Transcribe the material exactly. Images do not belong in the copy.

» INFORMATION SUPPLIED:

--------------------------------

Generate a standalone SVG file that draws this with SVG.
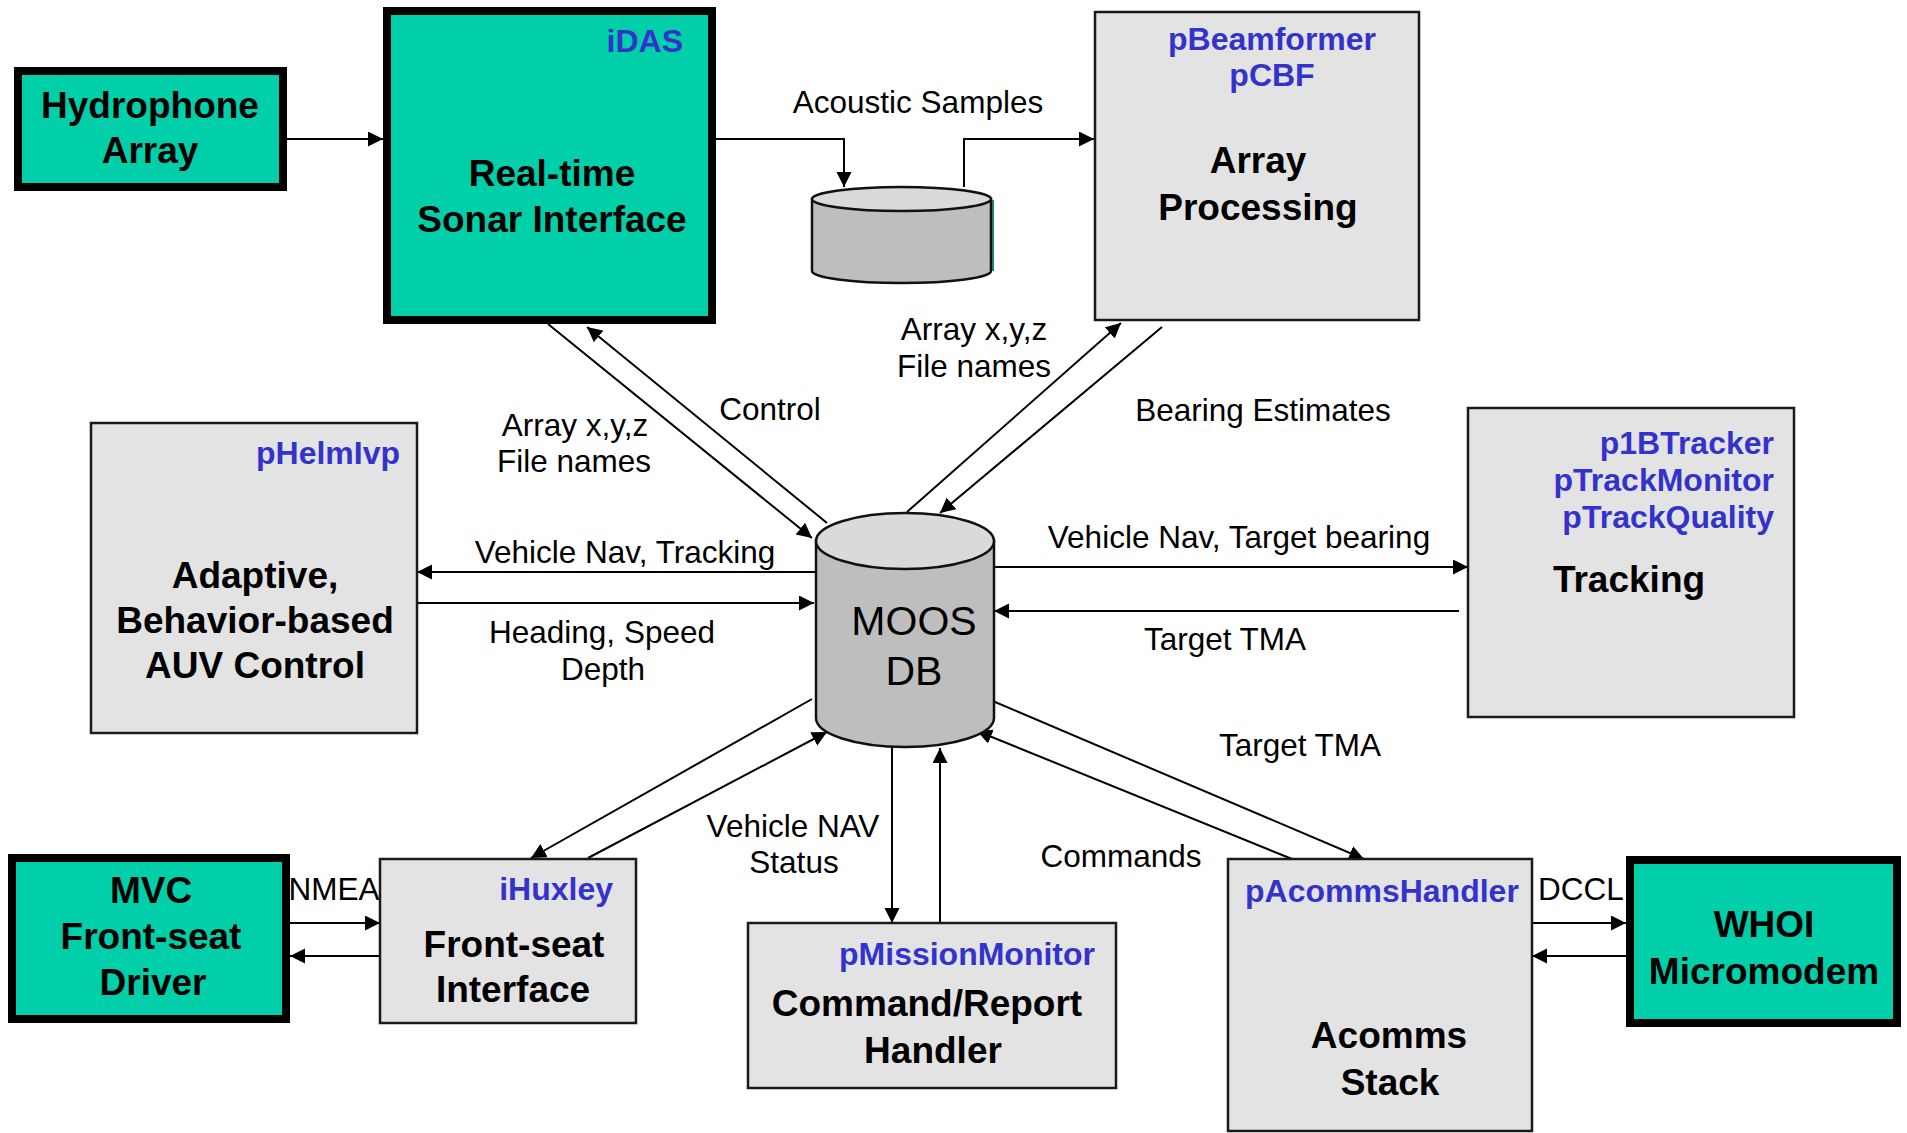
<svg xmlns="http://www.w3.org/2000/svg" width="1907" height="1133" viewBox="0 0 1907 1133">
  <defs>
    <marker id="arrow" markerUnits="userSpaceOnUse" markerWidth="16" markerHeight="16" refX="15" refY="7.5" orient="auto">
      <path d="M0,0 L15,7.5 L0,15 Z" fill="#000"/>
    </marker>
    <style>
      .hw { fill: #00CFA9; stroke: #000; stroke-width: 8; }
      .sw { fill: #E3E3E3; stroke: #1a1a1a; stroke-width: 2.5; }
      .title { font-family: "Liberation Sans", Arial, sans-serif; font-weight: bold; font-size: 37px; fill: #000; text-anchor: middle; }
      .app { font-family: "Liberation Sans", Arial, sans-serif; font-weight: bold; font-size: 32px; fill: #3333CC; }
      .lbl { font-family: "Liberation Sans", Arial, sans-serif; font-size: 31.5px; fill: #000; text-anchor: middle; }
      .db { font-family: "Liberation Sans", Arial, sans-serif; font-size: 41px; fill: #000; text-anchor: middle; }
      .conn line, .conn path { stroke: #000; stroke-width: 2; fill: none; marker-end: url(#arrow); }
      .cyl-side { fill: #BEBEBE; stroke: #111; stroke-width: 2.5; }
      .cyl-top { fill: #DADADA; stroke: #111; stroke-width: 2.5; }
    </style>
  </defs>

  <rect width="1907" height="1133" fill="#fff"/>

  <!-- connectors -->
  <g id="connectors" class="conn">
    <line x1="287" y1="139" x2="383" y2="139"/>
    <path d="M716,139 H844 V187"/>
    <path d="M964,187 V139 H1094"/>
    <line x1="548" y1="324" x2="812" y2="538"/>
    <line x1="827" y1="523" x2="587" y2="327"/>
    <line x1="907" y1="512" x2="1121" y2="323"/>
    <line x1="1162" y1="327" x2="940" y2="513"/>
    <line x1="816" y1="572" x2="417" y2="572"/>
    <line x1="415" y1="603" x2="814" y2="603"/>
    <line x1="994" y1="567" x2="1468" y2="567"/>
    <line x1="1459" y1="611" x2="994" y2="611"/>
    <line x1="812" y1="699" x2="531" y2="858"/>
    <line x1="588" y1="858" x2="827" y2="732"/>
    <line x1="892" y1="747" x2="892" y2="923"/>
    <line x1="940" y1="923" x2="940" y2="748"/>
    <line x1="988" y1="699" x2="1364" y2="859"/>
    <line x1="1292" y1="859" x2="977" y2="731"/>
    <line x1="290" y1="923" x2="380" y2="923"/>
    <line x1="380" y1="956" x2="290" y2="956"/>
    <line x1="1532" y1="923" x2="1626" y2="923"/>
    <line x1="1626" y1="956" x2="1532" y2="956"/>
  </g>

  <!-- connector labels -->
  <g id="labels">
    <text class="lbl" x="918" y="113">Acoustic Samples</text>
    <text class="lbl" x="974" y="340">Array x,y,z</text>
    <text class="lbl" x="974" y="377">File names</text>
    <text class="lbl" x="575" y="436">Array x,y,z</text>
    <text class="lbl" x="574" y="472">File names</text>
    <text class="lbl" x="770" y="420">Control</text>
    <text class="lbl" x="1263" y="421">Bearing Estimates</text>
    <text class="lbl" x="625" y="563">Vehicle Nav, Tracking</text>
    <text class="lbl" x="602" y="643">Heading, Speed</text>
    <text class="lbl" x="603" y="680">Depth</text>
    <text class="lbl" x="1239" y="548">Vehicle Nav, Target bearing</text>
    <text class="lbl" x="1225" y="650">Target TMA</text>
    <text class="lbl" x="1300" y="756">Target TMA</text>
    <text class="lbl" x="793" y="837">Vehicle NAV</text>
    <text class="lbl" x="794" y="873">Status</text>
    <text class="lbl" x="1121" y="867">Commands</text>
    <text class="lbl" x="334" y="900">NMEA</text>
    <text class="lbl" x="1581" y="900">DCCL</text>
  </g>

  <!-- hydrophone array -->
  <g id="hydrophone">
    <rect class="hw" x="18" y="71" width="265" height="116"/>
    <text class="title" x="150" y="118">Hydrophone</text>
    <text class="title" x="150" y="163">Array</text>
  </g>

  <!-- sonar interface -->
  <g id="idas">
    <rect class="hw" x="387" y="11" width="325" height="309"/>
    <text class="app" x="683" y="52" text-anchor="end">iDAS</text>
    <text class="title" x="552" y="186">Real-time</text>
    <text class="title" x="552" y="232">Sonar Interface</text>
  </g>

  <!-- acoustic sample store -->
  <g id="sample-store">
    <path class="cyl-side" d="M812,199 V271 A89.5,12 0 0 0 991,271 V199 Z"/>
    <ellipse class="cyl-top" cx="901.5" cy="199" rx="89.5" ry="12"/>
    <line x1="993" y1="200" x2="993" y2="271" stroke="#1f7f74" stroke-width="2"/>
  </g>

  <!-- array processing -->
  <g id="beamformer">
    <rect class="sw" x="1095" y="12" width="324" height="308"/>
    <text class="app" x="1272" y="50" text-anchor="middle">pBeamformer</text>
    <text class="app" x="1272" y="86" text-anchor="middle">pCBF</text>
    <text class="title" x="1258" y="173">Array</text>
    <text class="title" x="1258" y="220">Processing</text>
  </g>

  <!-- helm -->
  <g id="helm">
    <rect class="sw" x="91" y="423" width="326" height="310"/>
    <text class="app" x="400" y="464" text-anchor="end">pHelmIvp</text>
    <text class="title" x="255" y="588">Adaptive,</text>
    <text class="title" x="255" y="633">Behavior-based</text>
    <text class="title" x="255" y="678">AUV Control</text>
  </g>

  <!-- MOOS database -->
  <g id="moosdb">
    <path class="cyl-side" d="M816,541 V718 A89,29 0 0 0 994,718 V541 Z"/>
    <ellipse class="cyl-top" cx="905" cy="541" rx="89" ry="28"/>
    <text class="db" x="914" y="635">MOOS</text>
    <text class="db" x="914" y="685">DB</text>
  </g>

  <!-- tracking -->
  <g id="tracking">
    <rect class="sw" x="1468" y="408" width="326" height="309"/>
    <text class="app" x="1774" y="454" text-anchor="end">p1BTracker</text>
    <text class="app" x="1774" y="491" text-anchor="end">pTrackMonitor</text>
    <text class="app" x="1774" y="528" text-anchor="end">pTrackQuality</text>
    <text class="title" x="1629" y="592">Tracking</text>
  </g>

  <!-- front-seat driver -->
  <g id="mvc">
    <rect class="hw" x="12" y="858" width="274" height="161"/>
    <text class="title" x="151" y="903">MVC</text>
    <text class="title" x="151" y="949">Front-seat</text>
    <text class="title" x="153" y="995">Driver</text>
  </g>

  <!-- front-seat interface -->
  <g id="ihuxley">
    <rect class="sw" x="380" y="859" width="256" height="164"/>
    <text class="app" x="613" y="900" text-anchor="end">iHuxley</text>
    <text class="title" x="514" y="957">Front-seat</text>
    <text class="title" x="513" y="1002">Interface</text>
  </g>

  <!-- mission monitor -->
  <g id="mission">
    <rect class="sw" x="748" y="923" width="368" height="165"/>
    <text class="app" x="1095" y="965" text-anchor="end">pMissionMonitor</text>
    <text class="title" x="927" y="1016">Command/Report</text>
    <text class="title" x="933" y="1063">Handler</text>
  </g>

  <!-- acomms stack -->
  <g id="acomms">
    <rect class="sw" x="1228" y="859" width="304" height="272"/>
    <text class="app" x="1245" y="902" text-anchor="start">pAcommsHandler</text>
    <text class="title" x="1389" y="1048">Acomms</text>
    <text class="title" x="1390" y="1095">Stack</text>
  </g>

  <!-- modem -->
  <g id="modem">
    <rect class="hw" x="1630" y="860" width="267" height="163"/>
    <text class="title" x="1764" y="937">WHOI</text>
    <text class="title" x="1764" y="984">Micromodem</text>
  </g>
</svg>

--------------------------------

» ANSWER FOR THE TASK:
Generate a standalone SVG file that draws this with SVG.
<svg xmlns="http://www.w3.org/2000/svg" width="1907" height="1133" viewBox="0 0 1907 1133">
  <defs>
    <marker id="arrow" markerUnits="userSpaceOnUse" markerWidth="16" markerHeight="16" refX="15" refY="7.5" orient="auto">
      <path d="M0,0 L15,7.5 L0,15 Z" fill="#000"/>
    </marker>
    <style>
      .hw { fill: #00CFA9; stroke: #000; stroke-width: 8; }
      .sw { fill: #E3E3E3; stroke: #1a1a1a; stroke-width: 2.5; }
      .title { font-family: "Liberation Sans", Arial, sans-serif; font-weight: bold; font-size: 37px; fill: #000; text-anchor: middle; }
      .app { font-family: "Liberation Sans", Arial, sans-serif; font-weight: bold; font-size: 32px; fill: #3333CC; }
      .lbl { font-family: "Liberation Sans", Arial, sans-serif; font-size: 31.5px; fill: #000; text-anchor: middle; }
      .db { font-family: "Liberation Sans", Arial, sans-serif; font-size: 41px; fill: #000; text-anchor: middle; }
      .conn line, .conn path { stroke: #000; stroke-width: 2; fill: none; marker-end: url(#arrow); }
      .cyl-side { fill: #BEBEBE; stroke: #111; stroke-width: 2.5; }
      .cyl-top { fill: #DADADA; stroke: #111; stroke-width: 2.5; }
    </style>
  </defs>

  <rect width="1907" height="1133" fill="#fff"/>

  <!-- connectors -->
  <g id="connectors" class="conn">
    <line x1="287" y1="139" x2="383" y2="139"/>
    <path d="M716,139 H844 V187"/>
    <path d="M964,187 V139 H1094"/>
    <line x1="548" y1="324" x2="812" y2="538"/>
    <line x1="827" y1="523" x2="587" y2="327"/>
    <line x1="907" y1="512" x2="1121" y2="323"/>
    <line x1="1162" y1="327" x2="940" y2="513"/>
    <line x1="816" y1="572" x2="417" y2="572"/>
    <line x1="415" y1="603" x2="814" y2="603"/>
    <line x1="994" y1="567" x2="1468" y2="567"/>
    <line x1="1459" y1="611" x2="994" y2="611"/>
    <line x1="812" y1="699" x2="531" y2="858"/>
    <line x1="588" y1="858" x2="827" y2="732"/>
    <line x1="892" y1="747" x2="892" y2="923"/>
    <line x1="940" y1="923" x2="940" y2="748"/>
    <line x1="988" y1="699" x2="1364" y2="859"/>
    <line x1="1292" y1="859" x2="977" y2="731"/>
    <line x1="290" y1="923" x2="380" y2="923"/>
    <line x1="380" y1="956" x2="290" y2="956"/>
    <line x1="1532" y1="923" x2="1626" y2="923"/>
    <line x1="1626" y1="956" x2="1532" y2="956"/>
  </g>

  <!-- connector labels -->
  <g id="labels">
    <text class="lbl" x="918" y="113">Acoustic Samples</text>
    <text class="lbl" x="974" y="340">Array x,y,z</text>
    <text class="lbl" x="974" y="377">File names</text>
    <text class="lbl" x="575" y="436">Array x,y,z</text>
    <text class="lbl" x="574" y="472">File names</text>
    <text class="lbl" x="770" y="420">Control</text>
    <text class="lbl" x="1263" y="421">Bearing Estimates</text>
    <text class="lbl" x="625" y="563">Vehicle Nav, Tracking</text>
    <text class="lbl" x="602" y="643">Heading, Speed</text>
    <text class="lbl" x="603" y="680">Depth</text>
    <text class="lbl" x="1239" y="548">Vehicle Nav, Target bearing</text>
    <text class="lbl" x="1225" y="650">Target TMA</text>
    <text class="lbl" x="1300" y="756">Target TMA</text>
    <text class="lbl" x="793" y="837">Vehicle NAV</text>
    <text class="lbl" x="794" y="873">Status</text>
    <text class="lbl" x="1121" y="867">Commands</text>
    <text class="lbl" x="334" y="900">NMEA</text>
    <text class="lbl" x="1581" y="900">DCCL</text>
  </g>

  <!-- hydrophone array -->
  <g id="hydrophone">
    <rect class="hw" x="18" y="71" width="265" height="116"/>
    <text class="title" x="150" y="118">Hydrophone</text>
    <text class="title" x="150" y="163">Array</text>
  </g>

  <!-- sonar interface -->
  <g id="idas">
    <rect class="hw" x="387" y="11" width="325" height="309"/>
    <text class="app" x="683" y="52" text-anchor="end">iDAS</text>
    <text class="title" x="552" y="186">Real-time</text>
    <text class="title" x="552" y="232">Sonar Interface</text>
  </g>

  <!-- acoustic sample store -->
  <g id="sample-store">
    <path class="cyl-side" d="M812,199 V271 A89.5,12 0 0 0 991,271 V199 Z"/>
    <ellipse class="cyl-top" cx="901.5" cy="199" rx="89.5" ry="12"/>
    <line x1="993" y1="200" x2="993" y2="271" stroke="#1f7f74" stroke-width="2"/>
  </g>

  <!-- array processing -->
  <g id="beamformer">
    <rect class="sw" x="1095" y="12" width="324" height="308"/>
    <text class="app" x="1272" y="50" text-anchor="middle">pBeamformer</text>
    <text class="app" x="1272" y="86" text-anchor="middle">pCBF</text>
    <text class="title" x="1258" y="173">Array</text>
    <text class="title" x="1258" y="220">Processing</text>
  </g>

  <!-- helm -->
  <g id="helm">
    <rect class="sw" x="91" y="423" width="326" height="310"/>
    <text class="app" x="400" y="464" text-anchor="end">pHelmIvp</text>
    <text class="title" x="255" y="588">Adaptive,</text>
    <text class="title" x="255" y="633">Behavior-based</text>
    <text class="title" x="255" y="678">AUV Control</text>
  </g>

  <!-- MOOS database -->
  <g id="moosdb">
    <path class="cyl-side" d="M816,541 V718 A89,29 0 0 0 994,718 V541 Z"/>
    <ellipse class="cyl-top" cx="905" cy="541" rx="89" ry="28"/>
    <text class="db" x="914" y="635">MOOS</text>
    <text class="db" x="914" y="685">DB</text>
  </g>

  <!-- tracking -->
  <g id="tracking">
    <rect class="sw" x="1468" y="408" width="326" height="309"/>
    <text class="app" x="1774" y="454" text-anchor="end">p1BTracker</text>
    <text class="app" x="1774" y="491" text-anchor="end">pTrackMonitor</text>
    <text class="app" x="1774" y="528" text-anchor="end">pTrackQuality</text>
    <text class="title" x="1629" y="592">Tracking</text>
  </g>

  <!-- front-seat driver -->
  <g id="mvc">
    <rect class="hw" x="12" y="858" width="274" height="161"/>
    <text class="title" x="151" y="903">MVC</text>
    <text class="title" x="151" y="949">Front-seat</text>
    <text class="title" x="153" y="995">Driver</text>
  </g>

  <!-- front-seat interface -->
  <g id="ihuxley">
    <rect class="sw" x="380" y="859" width="256" height="164"/>
    <text class="app" x="613" y="900" text-anchor="end">iHuxley</text>
    <text class="title" x="514" y="957">Front-seat</text>
    <text class="title" x="513" y="1002">Interface</text>
  </g>

  <!-- mission monitor -->
  <g id="mission">
    <rect class="sw" x="748" y="923" width="368" height="165"/>
    <text class="app" x="1095" y="965" text-anchor="end">pMissionMonitor</text>
    <text class="title" x="927" y="1016">Command/Report</text>
    <text class="title" x="933" y="1063">Handler</text>
  </g>

  <!-- acomms stack -->
  <g id="acomms">
    <rect class="sw" x="1228" y="859" width="304" height="272"/>
    <text class="app" x="1245" y="902" text-anchor="start">pAcommsHandler</text>
    <text class="title" x="1389" y="1048">Acomms</text>
    <text class="title" x="1390" y="1095">Stack</text>
  </g>

  <!-- modem -->
  <g id="modem">
    <rect class="hw" x="1630" y="860" width="267" height="163"/>
    <text class="title" x="1764" y="937">WHOI</text>
    <text class="title" x="1764" y="984">Micromodem</text>
  </g>
</svg>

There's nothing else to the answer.